Oct. 16 (Bloomberg) -- Portugal plans to cut spending by 3.2 billion euros ($4.3 billion) next year to meet budget deficit targets as it tries to exit its bailout program.
The 2014 budget was handed in to parliament yesterday and includes 1.3 billion euros of cuts to personnel costs, Finance Minister Maria Luis Albuquerque told reporters in Lisbon last night. Salaries of state workers earning more than 600 euros a month will be cut by between 2.5 percent and 12 percent.
“About 86 percent of the permanent adjustment effort introduced by this budget is on the spending side,” Albuquerque said.
Prime Minister Pedro Passos Coelho has to trim spending in 2014 after relying mainly on tax increases this year to meet targets set in the aid program from the European Union and International Monetary Fund. Portugal is trying to regain full access to debt markets with the end of the 78 billion-euro rescue plan approaching in June.
The country’s net financing needs in 2014 will be 11.7 billion euros, Secretary of State for Treasury Isabel Castelo Branco said. The government plans gross bond issuance of 10.5 billion euros next year, when financing from the so-called EU and IMF troika will be 7.9 billion euros, she said.
The Social Security Fund plans to increase its holdings of Portuguese debt securities by 2 billion euros this year and 2 billion euros next year, Albuquerque said. The fund was authorized to increase its holdings of government bonds in July.
Portugal’s 10-year bond yield has climbed since May, when the rate reached the lowest since 2010 and the country last sold bonds. Portugal’s 10-year bond yield is at 6.22 percent and the country pays 3.2 percent on its bailout loans. Its debt is ranked below investment grade by Fitch Ratings, Moody’s Investors Service and Standard & Poor’s.
The 2014 budget also includes measures on the revenue side totaling 994 million euros, including a new charge on diesel-fueled passenger cars and higher taxes on tobacco and alcohol. About 80 percent of the 5.3 billion-euro deficit-trimming effort in the 2013 budget came from revenue gains, including 3.7 billion euros of higher taxes.
The government next year plans to finish selling its shares in REN-Redes Energeticas Nacionais SA, which operates the country’s electricity and natural gas grids. It will also monitor market conditions to try to resume the sale of airline TAP SGPS SA, according to the 2014 budget proposal. This year it plans to sell as much as 70 percent of postal operator CTT-Correios de Portugal, partly through an initial public offering.
Albuquerque yesterday reaffirmed budget deficit targets of 5.5 percent of gross domestic product for this year and 4 percent for 2014. The government forecasts debt will peak at 127.8 percent of GDP this year.

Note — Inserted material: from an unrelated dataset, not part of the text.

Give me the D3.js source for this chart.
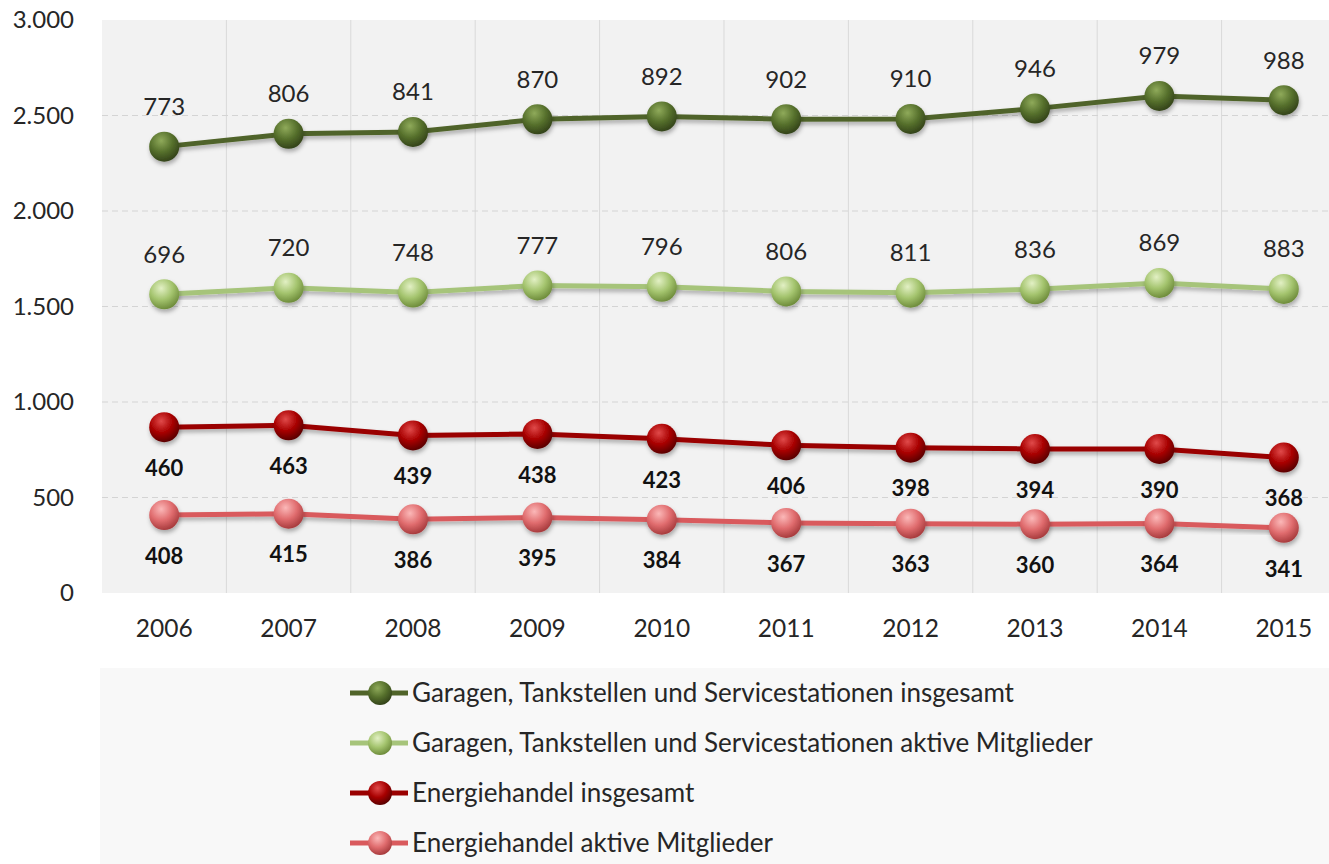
<!DOCTYPE html>
<html>
<head>
<meta charset="utf-8">
<script src="https://cdn.jsdelivr.net/npm/d3@7"></script>
<style>
  body { margin: 0; background: #fff; }
  svg { display: block; font-family: Lato, "Open Sans", sans-serif; }
</style>
</head>
<body>
<div class="chart"></div>
<script>
const years = ["2006", "2007", "2008", "2009", "2010", "2011", "2012", "2013", "2014", "2015"];
const garagenInsgesamt = [773, 806, 841, 870, 892, 902, 910, 946, 979, 988];
const garagenAktiv = [696, 720, 748, 777, 796, 806, 811, 836, 869, 883];
const energieInsgesamt = [460, 463, 439, 438, 423, 406, 398, 394, 390, 368];
const energieAktiv = [408, 415, 386, 395, 384, 367, 363, 360, 364, 341];
const yTicks = [0, 500, 1000, 1500, 2000, 2500, 3000];

// bottom of the stack first
const series = [
  { key: "ea", name: "Energiehandel aktive Mitglieder", values: energieAktiv,
    line: "#d95a5d", light: "#fbb8b8", base: "#e06c6e", dark: "#a83c3e", above: false },
  { key: "ei", name: "Energiehandel insgesamt", values: energieInsgesamt,
    line: "#9a0000", light: "#e04a4a", base: "#a80000", dark: "#5c0000", above: false },
  { key: "ga", name: "Garagen, Tankstellen und Servicestationen aktive Mitglieder", values: garagenAktiv,
    line: "#a6c47a", light: "#e2f0c4", base: "#a4c46e", dark: "#6f8d3c", above: true },
  { key: "gi", name: "Garagen, Tankstellen und Servicestationen insgesamt", values: garagenInsgesamt,
    line: "#506429", light: "#8faa5a", base: "#56702c", dark: "#34441a", above: true }
];
const legendOrder = ["gi", "ga", "ei", "ea"];

const W = 1329, H = 864;
const plot = { left: 102, right: 1346, top: 20, bottom: 593 };

const de = d3.formatLocale({ decimal: ",", thousands: ".", grouping: [3], currency: ["", "€"] });
const fmt = de.format(",.0f");

const rows = years.map((y, i) => {
  const r = { year: y };
  series.forEach(s => r[s.key] = s.values[i]);
  return r;
});
const stacked = d3.stack().keys(series.map(s => s.key))(rows);

const x = d3.scaleBand().domain(years).range([plot.left, plot.right]);
const y = d3.scaleLinear().domain([0, 3000]).range([plot.bottom, plot.top]);

const svg = d3.select(".chart").append("svg")
  .attr("width", W).attr("height", H);

const defs = svg.append("defs");
series.forEach(s => {
  const g = defs.append("radialGradient").attr("id", "ball-" + s.key)
    .attr("cx", "40%").attr("cy", "30%").attr("r", "70%");
  g.append("stop").attr("offset", "0%").attr("stop-color", s.light);
  g.append("stop").attr("offset", "55%").attr("stop-color", s.base);
  g.append("stop").attr("offset", "100%").attr("stop-color", s.dark);
});
const shadow = defs.append("filter").attr("id", "shadow")
  .attr("x", "-50%").attr("y", "-50%").attr("width", "200%").attr("height", "200%");
shadow.append("feDropShadow").attr("dx", 1).attr("dy", 3).attr("stdDeviation", 2)
  .attr("flood-color", "#000").attr("flood-opacity", 0.3);

// plot background
svg.append("rect")
  .attr("x", plot.left).attr("y", plot.top)
  .attr("width", plot.right - plot.left).attr("height", plot.bottom - plot.top)
  .attr("fill", "#f2f2f2");

// legend background
svg.append("rect")
  .attr("x", 100).attr("y", 668).attr("width", W - 100).attr("height", H - 668)
  .attr("fill", "#f8f8f8");

// gridlines
svg.append("g").selectAll("line")
  .data(years.slice(1))
  .join("line")
  .attr("x1", d => x(d)).attr("x2", d => x(d))
  .attr("y1", plot.top).attr("y2", plot.bottom)
  .attr("stroke", "#d9d9d9").attr("stroke-width", 1);

svg.append("g").selectAll("line")
  .data(yTicks.filter(t => t > 0 && t < 3000))
  .join("line")
  .attr("x1", plot.left).attr("x2", plot.right)
  .attr("y1", d => y(d)).attr("y2", d => y(d))
  .attr("stroke", "#d4d4d4").attr("stroke-width", 1)
  .attr("stroke-dasharray", "6,4");

// axes
const yAxis = d3.axisLeft(y).tickValues(yTicks).tickFormat(fmt).tickSize(0).tickPadding(0);
svg.append("g")
  .attr("transform", "translate(74,0)")
  .call(yAxis)
  .call(g => g.select(".domain").remove())
  .selectAll("text")
  .attr("font-family", "Lato, sans-serif")
  .attr("font-size", 24)
  .attr("fill", "#262626")
  .attr("dy", "0.32em");

const xAxis = d3.axisBottom(x).tickSize(0).tickPadding(0);
svg.append("g")
  .attr("transform", "translate(0,620)")
  .call(xAxis)
  .call(g => g.select(".domain").remove())
  .selectAll("text")
  .attr("font-family", "Lato, sans-serif")
  .attr("font-size", 24.5)
  .attr("fill", "#262626");

// lines
const line = d3.line()
  .x(d => x(d.data.year) + x.bandwidth() / 2)
  .y(d => y(d[1]));

series.forEach((s, si) => {
  const layer = stacked[si];
  const g = svg.append("g");
  g.append("path")
    .datum(layer)
    .attr("d", line)
    .attr("fill", "none")
    .attr("stroke", s.line)
    .attr("stroke-width", 5)
    .attr("filter", "url(#shadow)");
  g.selectAll("circle")
    .data(layer)
    .join("circle")
    .attr("cx", d => x(d.data.year) + x.bandwidth() / 2)
    .attr("cy", d => y(d[1]))
    .attr("r", 15)
    .attr("fill", "url(#ball-" + s.key + ")")
    .attr("filter", "url(#shadow)");
  g.selectAll("text")
    .data(layer)
    .join("text")
    .attr("x", d => x(d.data.year) + x.bandwidth() / 2)
    .attr("y", d => y(d[1]) + (s.above ? -40 : 41))
    .attr("dy", "0.35em")
    .attr("text-anchor", "middle")
    .attr("font-size", s.above ? 24 : 22)
    .attr("font-weight", s.above ? "normal" : "bold")
    .attr("fill", s.above ? "#262626" : "#111")
    .text(d => d.data[s.key]);
});

// legend
const legend = svg.append("g");
legendOrder.forEach((k, i) => {
  const s = series.find(d => d.key === k);
  const cy = 693 + i * 50;
  const item = legend.append("g").attr("transform", `translate(0,${cy})`);
  item.append("line")
    .attr("x1", 350).attr("x2", 408).attr("y1", 0).attr("y2", 0)
    .attr("stroke", s.line).attr("stroke-width", 5);
  item.append("circle")
    .attr("cx", 380).attr("cy", 0).attr("r", 12)
    .attr("fill", "url(#ball-" + s.key + ")");
  item.append("text")
    .attr("x", 412).attr("y", 0).attr("dy", "0.35em")
    .attr("font-size", 26)
    .attr("fill", "#262626")
    .text(s.name);
});
</script>
</body>
</html>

If the country’s Constitutional Court blocks some measures planned for 2014 “the government would need to reformulate the draft budget in order to meet the agreed deficit target,” the EU and IMF said in a joint statement on Oct. 3. “This, however, would imply increasing risks to growth and employment and would reduce the prospects for a sustained return to financial markets.”
The court on Aug. 29 blocked a proposal to end some state workers’ labor contracts that was part of a government plan to “requalify” some public-sector employees. The government on Sept. 12 presented changes to that plan to address the ruling.
Portugal on Oct. 3 raised its 2014 growth forecast to 0.8 percent from 0.6 percent. It expects GDP will shrink 1.8 percent this year. The unemployment rate will be 17.7 percent in 2014. Portugal’s economy expanded in the second quarter for the first time since 2010 as export growth accelerated.